Capstone-to-Publication Pipelines in Higher Education: A RwandaFocused Interdisciplinary Framework to Boost Student Research Output

  • 1. Department of International Business and Trade, African Leadership University, Kigali, Rwanda.
  • 2. Department of Software Engineering, African Leadership University, Kigali, Rwanda.

Description

Research capstones in higher education often culminate in rich theses that remain unpublished, limiting scholarly impact and student engagement. This study proposes a novel conceptual framework and data-informed approach to bolster capstone-to-publication pipelines. Focusing on Rwanda with comparative African and global perspectives, we integrate Resource Dependence Theory (institutional supports), Diffusion of Innovation (adoption of publication supports), and Communities of Practice (peer writing groups) to examine how supervision structures and writing supports influence conversion of capstone projects into peer-reviewed publications. We conduct secondary analyses of institutional documents (supervisor handbooks, ethics standard operating procedures), repository records, and journal timelines.
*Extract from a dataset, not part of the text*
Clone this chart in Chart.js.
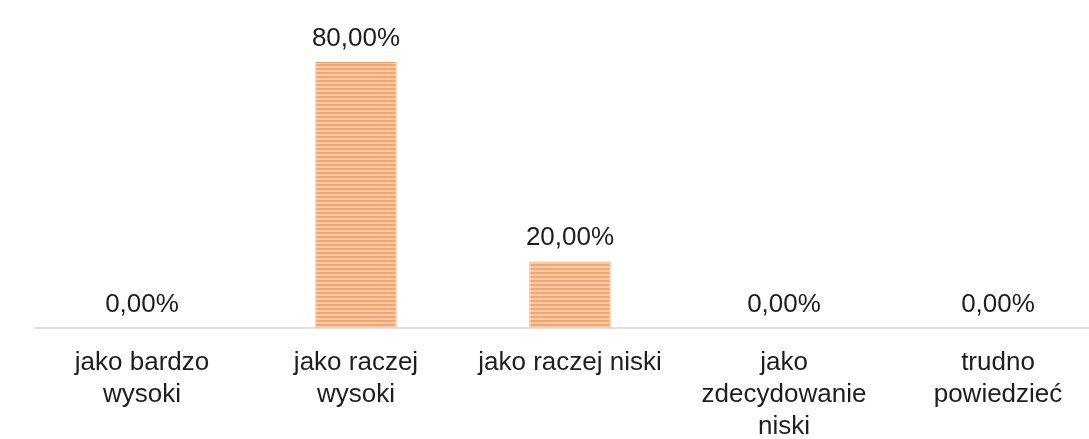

Process mapping visualizes current pipelines, while bibliometric tracing quantifies conversion rates across universities. Content analysis of policies identifies support features (e.g. co-authorship norms, writing workshops, milestone checklists) associated with higher publication outcomes. Key findings reveal that institutions with robust supports – clear co-author expectations, structured writing feedback, and timeline alignment with journal cycles – have significantly higher capstone publication conversion rates. In Rwanda’s context, where only ~6% of surveyed undergraduates had published their capstone research, strategic interventions can close the gap. Philosophically, we interrogate the ethics of student–supervisor publishing collaborations and the epistemological empowerment of student-generated knowledge. We deliver actionable tools: a revised supervisor handbook template embedding publication pathways, an ethics approval flowchart for expedited student research, and a semester-by-semester publication timetable. Implementing these tools is projected to enhance institutional research visibility and student success.